▶ **Dataset content**
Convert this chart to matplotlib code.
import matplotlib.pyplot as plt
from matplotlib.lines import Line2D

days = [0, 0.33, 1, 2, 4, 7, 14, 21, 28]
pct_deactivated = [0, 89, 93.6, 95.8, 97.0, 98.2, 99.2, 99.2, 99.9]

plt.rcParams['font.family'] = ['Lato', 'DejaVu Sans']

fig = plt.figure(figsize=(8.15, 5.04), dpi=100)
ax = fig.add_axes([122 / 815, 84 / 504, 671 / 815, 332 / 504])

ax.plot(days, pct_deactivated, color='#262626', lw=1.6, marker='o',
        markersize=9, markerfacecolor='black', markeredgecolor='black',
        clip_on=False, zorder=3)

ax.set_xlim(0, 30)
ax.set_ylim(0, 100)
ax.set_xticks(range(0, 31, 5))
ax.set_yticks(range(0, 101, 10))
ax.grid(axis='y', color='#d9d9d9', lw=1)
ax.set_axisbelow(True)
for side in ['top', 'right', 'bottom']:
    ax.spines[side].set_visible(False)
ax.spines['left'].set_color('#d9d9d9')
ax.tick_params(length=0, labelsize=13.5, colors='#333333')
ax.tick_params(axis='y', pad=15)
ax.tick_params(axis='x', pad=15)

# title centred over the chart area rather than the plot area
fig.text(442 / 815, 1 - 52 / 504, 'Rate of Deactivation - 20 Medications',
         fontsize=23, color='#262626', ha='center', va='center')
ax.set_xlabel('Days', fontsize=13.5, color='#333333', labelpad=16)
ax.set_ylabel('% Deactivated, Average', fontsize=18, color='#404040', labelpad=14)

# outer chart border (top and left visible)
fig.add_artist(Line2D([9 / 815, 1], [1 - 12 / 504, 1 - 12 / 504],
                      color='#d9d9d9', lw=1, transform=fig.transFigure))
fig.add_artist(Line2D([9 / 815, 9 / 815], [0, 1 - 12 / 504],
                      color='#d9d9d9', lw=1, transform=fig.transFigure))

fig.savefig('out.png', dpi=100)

▶ **Given instruction**
Print from the first line through the line that contains "clip_on=False, zorder=3)", please, including both, and leave out every line outside that stretch.

▶ **Task answer**
Convert this chart to matplotlib code.
import matplotlib.pyplot as plt
from matplotlib.lines import Line2D

days = [0, 0.33, 1, 2, 4, 7, 14, 21, 28]
pct_deactivated = [0, 89, 93.6, 95.8, 97.0, 98.2, 99.2, 99.2, 99.9]

plt.rcParams['font.family'] = ['Lato', 'DejaVu Sans']

fig = plt.figure(figsize=(8.15, 5.04), dpi=100)
ax = fig.add_axes([122 / 815, 84 / 504, 671 / 815, 332 / 504])

ax.plot(days, pct_deactivated, color='#262626', lw=1.6, marker='o',
        markersize=9, markerfacecolor='black', markeredgecolor='black',
        clip_on=False, zorder=3)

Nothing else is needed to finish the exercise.